An Emerging "Disaster Industry"
May 5, 1999
Every year, governments and international organizations spend tens of billions of dollars on both long-term relief projects and emergencies. A whole new industry is emerging dedicated to selling to relief and development agencies.
Some are specialized procurement brokers that for a commission of 5 percent to 20 percent will search for items needed by relief groups -- such as surplus field kitchens, bulletproof vests and concertina wire. Others, such as drug manufacturers, will donate surplus drugs nearing their expiration date, rather than paying to destroy them.

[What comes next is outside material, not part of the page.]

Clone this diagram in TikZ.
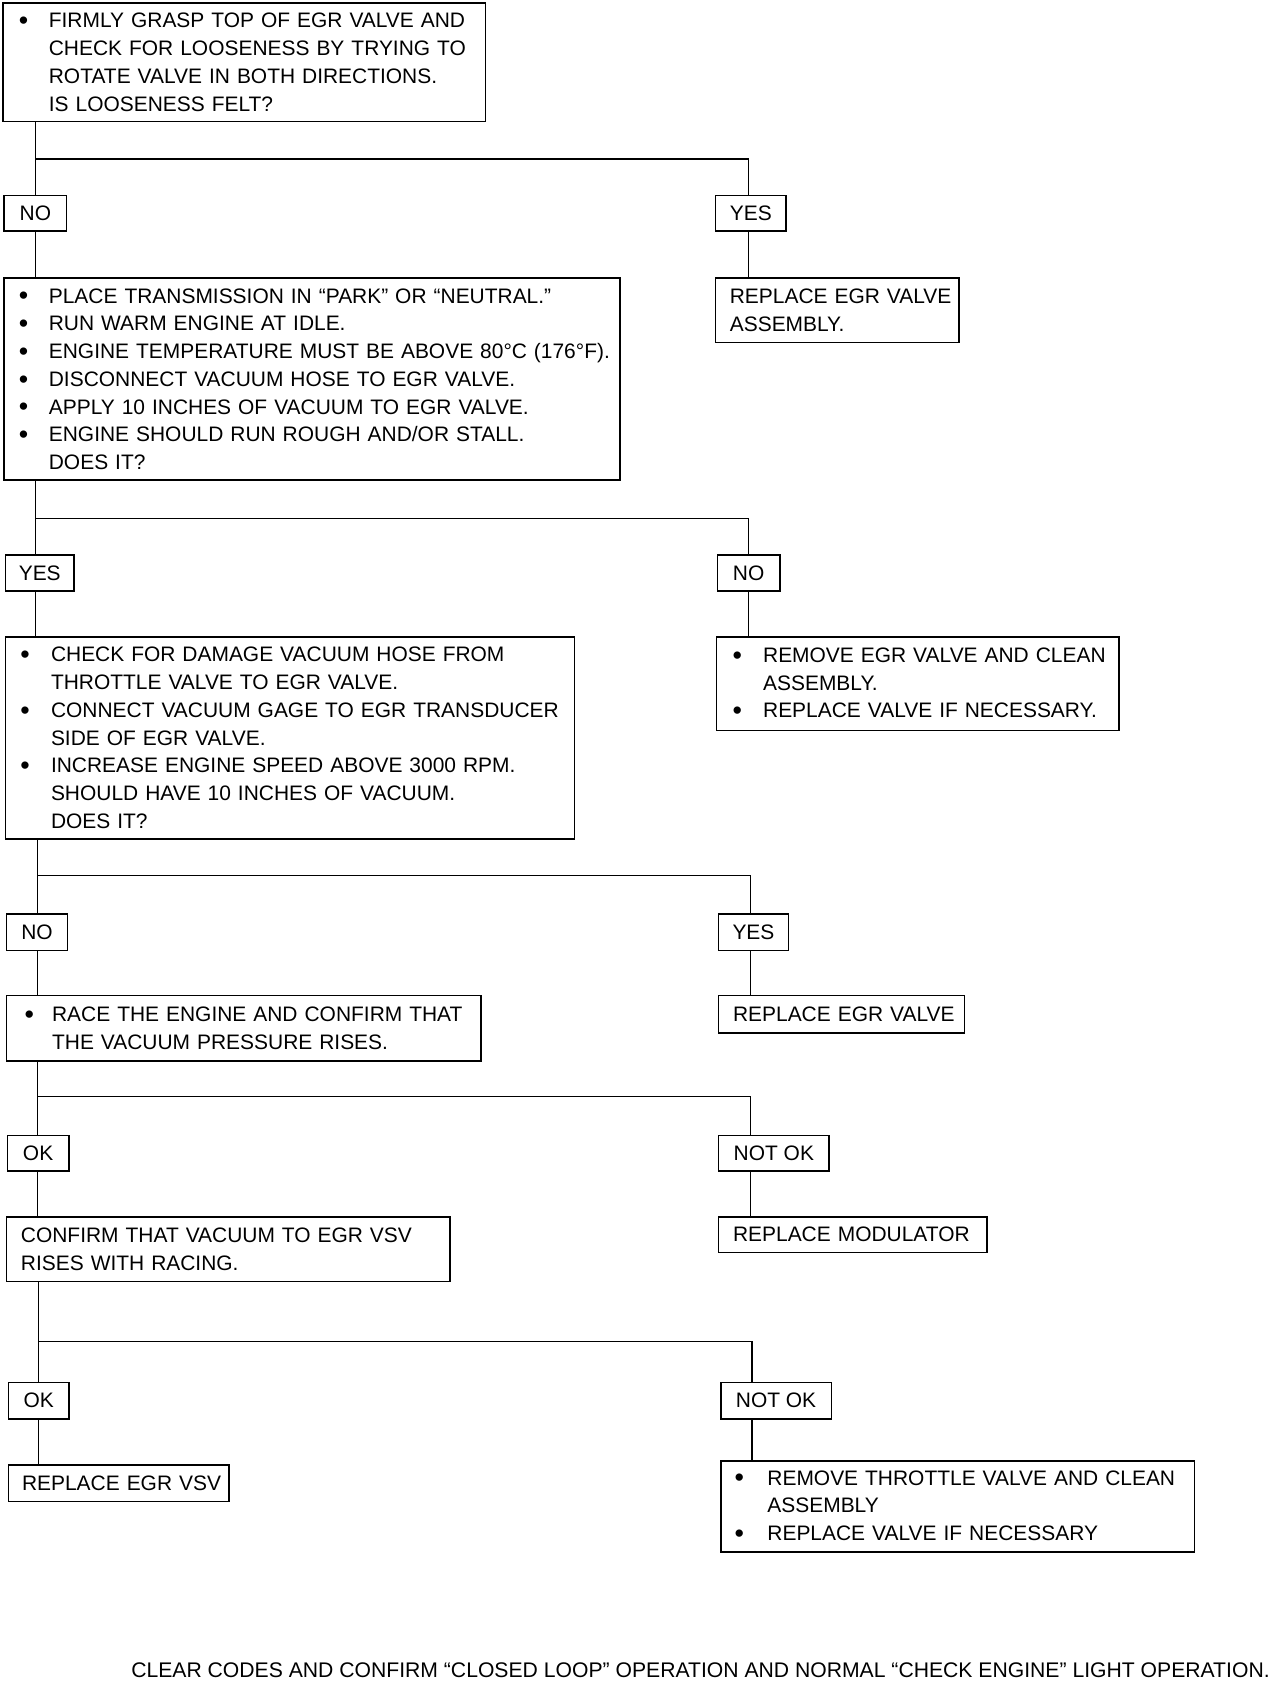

- Much of the fragmented industry sprang up in Europe -- where it is still largely concentrated -- 25 years ago among companies focused on relief supplies to Africa.
- An official of Tri-Med of Britain -- a procurement outfit which has its roots as a nonprofit -- says his company "has offices in 13 places in the world that are at the absolute bottom of everyone's tourist list."
- In addition to sometimes giving away drugs, some drug manufacturers will sell to relief agencies at 12 percent to 30 percent of production costs -- about half what would be charged to commercial wholesale buyers.
- During fiscal years 1992 to 1998, the U.S. spent $1.7 billion on disaster relief in the Balkans -- the chief trouble spot getting relief aid.
The United Nations estimates that three million people in the Balkans will need $625 million in aid this year.